Self-Adaptive Management of SDN Distributed Controllers for Highly Dynamic IoT Networks

Abstract

The Internet of Things (IoT) is about connecting dynamically billion of devices to the Internet. This large-scale and dynamic topology is very challenging for IoT deployment and management. Software-Defined Networking (SDN) has been applied more and more in recent years as a solution for IoT challenges. The SDN concept of decoupling the control plane from the data plane promotes logically centralized visibility of the entire network and enables the applications to innovate through network programmability. At the same time, there are still some open issues, such as scalability in large IoT environments that include several devices. To face scalability challenges, SDN proposes distributed controllers as a solution to decentralize the control plane while maintaining the logically centralized network view. However, SDN-based architecture, that provides the flexibility and scalability, still lacks the smart or intelligent management to self-adapt to possible dynamic network topology changes. To over-come such issues, we propose a framework that answers automatically the business demands and makes the network self-adaptive. The topology deployment decision is made based on information that the controller gives.

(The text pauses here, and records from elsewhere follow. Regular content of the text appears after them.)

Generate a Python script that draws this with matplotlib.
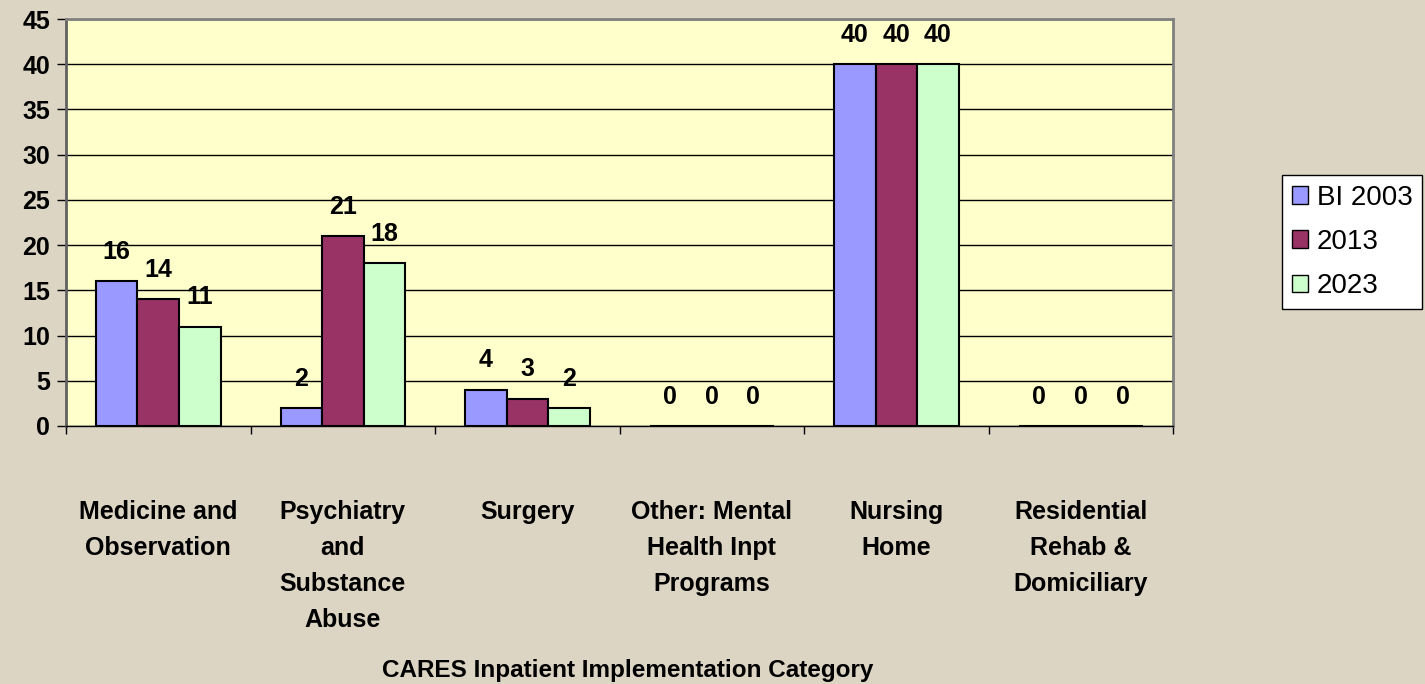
import numpy as np
import matplotlib.pyplot as plt
from matplotlib.patches import Patch

plt.rcParams['font.family'] = ['Liberation Sans', 'DejaVu Sans']

categories = ["Medicine and\nObservation", "Psychiatry\nand\nSubstance\nAbuse", "Surgery",
              "Other: Mental\nHealth Inpt\nPrograms", "Nursing\nHome", "Residential\nRehab &\nDomiciliary"]
series_names = ["BI 2003", "2013", "2023"]
bi2003 = [16, 2, 4, 0, 40, 0]
y2013 = [14, 21, 3, 0, 40, 0]
y2023 = [11, 18, 2, 0, 40, 0]
colors = ['#9999FF', '#993366', '#CCFFCC']

fig = plt.figure(figsize=(14.25, 6.84), dpi=100)
fig.patch.set_facecolor('#DDD5C4')
ax = fig.add_axes([0.0463, 0.3772, 0.777, 0.595])
ax.set_facecolor('#FFFFCC')

x = np.arange(len(categories))
w = 0.225
for i, (vals, c) in enumerate(zip([bi2003, y2013, y2023], colors)):
    xs = x + (i - 1) * w
    ax.bar(xs, vals, width=w, color=c, edgecolor='black', linewidth=1.5, zorder=3)
    for xi, v in zip(xs, vals):
        ax.text(xi, v + 3.25, str(v), ha='center', va='center',
                fontsize=18, fontweight='bold', zorder=4)

ax.set_xlim(-0.5, len(categories) - 0.5)
ax.set_ylim(0, 45)
ax.set_yticks(np.arange(0, 46, 5))
ax.yaxis.grid(True, color='black', linewidth=1)
ax.set_axisbelow(True)
ax.tick_params(axis='y', length=6.5, width=1, labelsize=18, pad=5)
for lab in ax.get_yticklabels():
    lab.set_fontweight('bold')

ax.set_xticks(x)
ax.set_xticklabels(categories, fontsize=18, fontweight='bold', linespacing=1.63, va='top')
ax.tick_params(axis='x', which='major', length=0, pad=53)
ax.set_xticks(np.arange(-0.5, len(categories), 1), minor=True)
ax.tick_params(axis='x', which='minor', length=6, width=1)

for s in ['top', 'right']:
    ax.spines[s].set_color('#808080')
    ax.spines[s].set_linewidth(2)
ax.spines['left'].set_color('#606060')
ax.spines['left'].set_linewidth(2)
ax.spines['bottom'].set_color('black')
ax.spines['bottom'].set_linewidth(1)

fig.text(0.4407, 0.0102, "CARES Inpatient Implementation Category", fontsize=17.5,
         fontweight='bold', ha='center', va='baseline')

handles = [Patch(facecolor=c, edgecolor='black', label=n) for c, n in zip(colors, series_names)]
leg = fig.legend(handles=handles, loc='upper left', bbox_to_anchor=(0.8996, 0.7442),
                 fontsize=20, frameon=True, fancybox=False, handlelength=0.6,
                 handleheight=0.6, handletextpad=0.3, labelspacing=0.66,
                 borderpad=0.35, borderaxespad=0, framealpha=1)
leg.get_frame().set_edgecolor('black')
leg.get_frame().set_facecolor('white')
leg.get_frame().set_linewidth(1)

fig.savefig('out.png', dpi=100, facecolor=fig.get_facecolor())
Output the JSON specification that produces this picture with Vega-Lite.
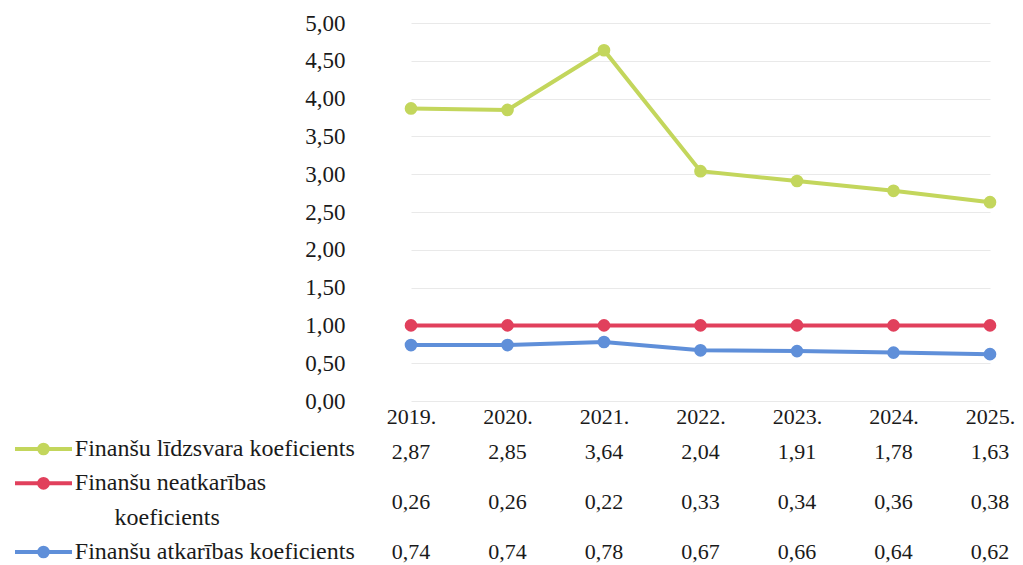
{
  "$schema": "https://vega.github.io/schema/vega-lite/v6.json",
  "autosize": {"type": "none"},
  "width": 663,
  "height": 378,
  "padding": {"left": 360, "top": 23, "right": 0, "bottom": 164},
  "background": "white",
  "config": {"view": {"stroke": null}, "font": "Liberation Serif", "text": {"font": "Liberation Serif"}},
  "datasets": {
    "vals": [
      {"year": "2019.", "series": "Finanšu līdzsvara koeficients", "ord": 3, "value": 2.87},
      {"year": "2019.", "series": "Finanšu neatkarības koeficients", "ord": 2, "value": 0.26},
      {"year": "2019.", "series": "Finanšu atkarības koeficients", "ord": 1, "value": 0.74},
      {"year": "2020.", "series": "Finanšu līdzsvara koeficients", "ord": 3, "value": 2.85},
      {"year": "2020.", "series": "Finanšu neatkarības koeficients", "ord": 2, "value": 0.26},
      {"year": "2020.", "series": "Finanšu atkarības koeficients", "ord": 1, "value": 0.74},
      {"year": "2021.", "series": "Finanšu līdzsvara koeficients", "ord": 3, "value": 3.64},
      {"year": "2021.", "series": "Finanšu neatkarības koeficients", "ord": 2, "value": 0.22},
      {"year": "2021.", "series": "Finanšu atkarības koeficients", "ord": 1, "value": 0.78},
      {"year": "2022.", "series": "Finanšu līdzsvara koeficients", "ord": 3, "value": 2.04},
      {"year": "2022.", "series": "Finanšu neatkarības koeficients", "ord": 2, "value": 0.33},
      {"year": "2022.", "series": "Finanšu atkarības koeficients", "ord": 1, "value": 0.67},
      {"year": "2023.", "series": "Finanšu līdzsvara koeficients", "ord": 3, "value": 1.91},
      {"year": "2023.", "series": "Finanšu neatkarības koeficients", "ord": 2, "value": 0.34},
      {"year": "2023.", "series": "Finanšu atkarības koeficients", "ord": 1, "value": 0.66},
      {"year": "2024.", "series": "Finanšu līdzsvara koeficients", "ord": 3, "value": 1.78},
      {"year": "2024.", "series": "Finanšu neatkarības koeficients", "ord": 2, "value": 0.36},
      {"year": "2024.", "series": "Finanšu atkarības koeficients", "ord": 1, "value": 0.64},
      {"year": "2025.", "series": "Finanšu līdzsvara koeficients", "ord": 3, "value": 1.63},
      {"year": "2025.", "series": "Finanšu neatkarības koeficients", "ord": 2, "value": 0.38},
      {"year": "2025.", "series": "Finanšu atkarības koeficients", "ord": 1, "value": 0.62}
    ],
    "legend": [
      {"series": "Finanšu līdzsvara koeficients", "key": "L"},
      {"series": "Finanšu neatkarības koeficients", "key": "N1"},
      {"series": "Finanšu atkarības koeficients", "key": "A"}
    ],
    "labels": [
      {"key": "L", "text": "Finanšu līdzsvara koeficients"},
      {"key": "N1", "text": "Finanšu neatkarības"},
      {"key": "N2", "text": "koeficients"},
      {"key": "A", "text": "Finanšu atkarības koeficients"}
    ]
  },
  "layer": [
    {
      "data": {"name": "vals"},
      "transform": [
        {"stack": "value", "groupby": ["year"], "sort": [{"field": "ord", "order": "ascending"}], "as": ["v0", "v1"]}
      ],
      "encoding": {
        "x": {
          "field": "year", "type": "ordinal",
          "scale": {"type": "point", "domain": ["2019.", "2020.", "2021.", "2022.", "2023.", "2024.", "2025."], "range": [51, 630], "padding": 0},
          "axis": {"title": null, "domain": false, "ticks": false, "grid": false, "labelFontSize": 22, "labelColor": "#1a1a1a", "labelPadding": 5, "labelFont": "Liberation Serif", "labelAngle": 0}
        },
        "y": {
          "field": "v1", "type": "quantitative",
          "scale": {"domain": [0, 5], "nice": false},
          "axis": {"title": null, "domain": false, "ticks": false, "values": [0, 0.5, 1, 1.5, 2, 2.5, 3, 3.5, 4, 4.5, 5], "labelExpr": "replace(format(datum.value, '.2f'), '.', ',')", "labelFontSize": 23, "labelColor": "#1a1a1a", "labelFont": "Liberation Serif", "labelPadding": 15, "gridColor": "#e9e9e9", "gridWidth": 1}
        },
        "color": {
          "field": "series", "type": "nominal",
          "scale": {"domain": ["Finanšu līdzsvara koeficients", "Finanšu neatkarības koeficients", "Finanšu atkarības koeficients"], "range": ["#c3d65c", "#e1405c", "#5f8fd9"]},
          "legend": null
        }
      },
      "layer": [
        {"mark": {"type": "line", "strokeWidth": 4}},
        {"mark": {"type": "circle", "size": 160, "opacity": 1}}
      ]
    },
    {
      "data": {"name": "vals"},
      "mark": {"type": "text", "fontSize": 22, "color": "#1a1a1a", "baseline": "middle", "text": {"expr": "replace(format(datum.value, '.2f'), '.', ',')"}},
      "encoding": {
        "x": {"field": "year", "type": "ordinal", "scale": {"type": "point", "domain": ["2019.", "2020.", "2021.", "2022.", "2023.", "2024.", "2025."], "range": [51, 630], "padding": 0}, "axis": null},
        "y": {"field": "series", "type": "nominal", "scale": {"type": "point", "domain": ["Finanšu līdzsvara koeficients", "Finanšu neatkarības koeficients", "Finanšu atkarības koeficients"], "range": [429, 529], "padding": 0}, "axis": null}
      }
    },
    {
      "layer": [
        {
          "data": {"name": "legend"},
          "mark": {"type": "rule", "strokeWidth": 4},
          "encoding": {
            "x": {"datum": 0, "type": "quantitative", "scale": {"domain": [0, 1], "range": [-345, -288]}, "axis": null},
            "x2": {"datum": 1},
            "y": {"field": "key", "type": "nominal", "scale": {"type": "point", "domain": ["L", "N1", "N2", "A"], "range": [426, 529], "padding": 0}, "axis": null},
            "color": {"field": "series", "type": "nominal", "legend": null}
          }
        },
        {
          "data": {"name": "legend"},
          "mark": {"type": "circle", "size": 160, "opacity": 1},
          "encoding": {
            "x": {"datum": 0.5, "type": "quantitative", "scale": {"domain": [0, 1], "range": [-345, -288]}, "axis": null},
            "y": {"field": "key", "type": "nominal", "scale": {"type": "point", "domain": ["L", "N1", "N2", "A"], "range": [426, 529], "padding": 0}, "axis": null},
            "color": {"field": "series", "type": "nominal", "legend": null}
          }
        },
        {
          "data": {"name": "labels"},
          "transform": [{"filter": "datum.key != 'N2'"}],
          "mark": {"type": "text", "align": "left", "baseline": "middle", "fontSize": 24, "color": "#1a1a1a"},
          "encoding": {
            "x": {"datum": 1.05, "type": "quantitative", "scale": {"domain": [0, 1], "range": [-345, -288]}, "axis": null},
            "y": {"field": "key", "type": "nominal", "scale": {"type": "point", "domain": ["L", "N1", "N2", "A"], "range": [426, 529], "padding": 0}, "axis": null},
            "text": {"field": "text"}
          }
        },
        {
          "data": {"name": "labels"},
          "transform": [{"filter": "datum.key == 'N2'"}],
          "mark": {"type": "text", "align": "center", "baseline": "middle", "fontSize": 24, "color": "#1a1a1a"},
          "encoding": {
            "x": {"datum": 2.67, "type": "quantitative", "scale": {"domain": [0, 1], "range": [-345, -288]}, "axis": null},
            "y": {"field": "key", "type": "nominal", "scale": {"type": "point", "domain": ["L", "N1", "N2", "A"], "range": [426, 529], "padding": 0}, "axis": null},
            "text": {"field": "text"}
          }
        }
      ]
    }
  ],
  "resolve": {"scale": {"x": "independent", "y": "independent"}}
}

So for making sure that our proposed framework gives the best results, we have to study first the topology discovery mechanism in a distributed controller. In this paper, we introduce a self-adaptive management framework of SDN controllers for highly dynamic IoT networks. We evaluate performances of the two most popular distributed SDN controllers (i.e. ONOS and ODL) in a realistic scenario where the network topology changes dynamically. Results show the outperforming of ONOS compared to ODL in discovering the highly dynamic IoT network.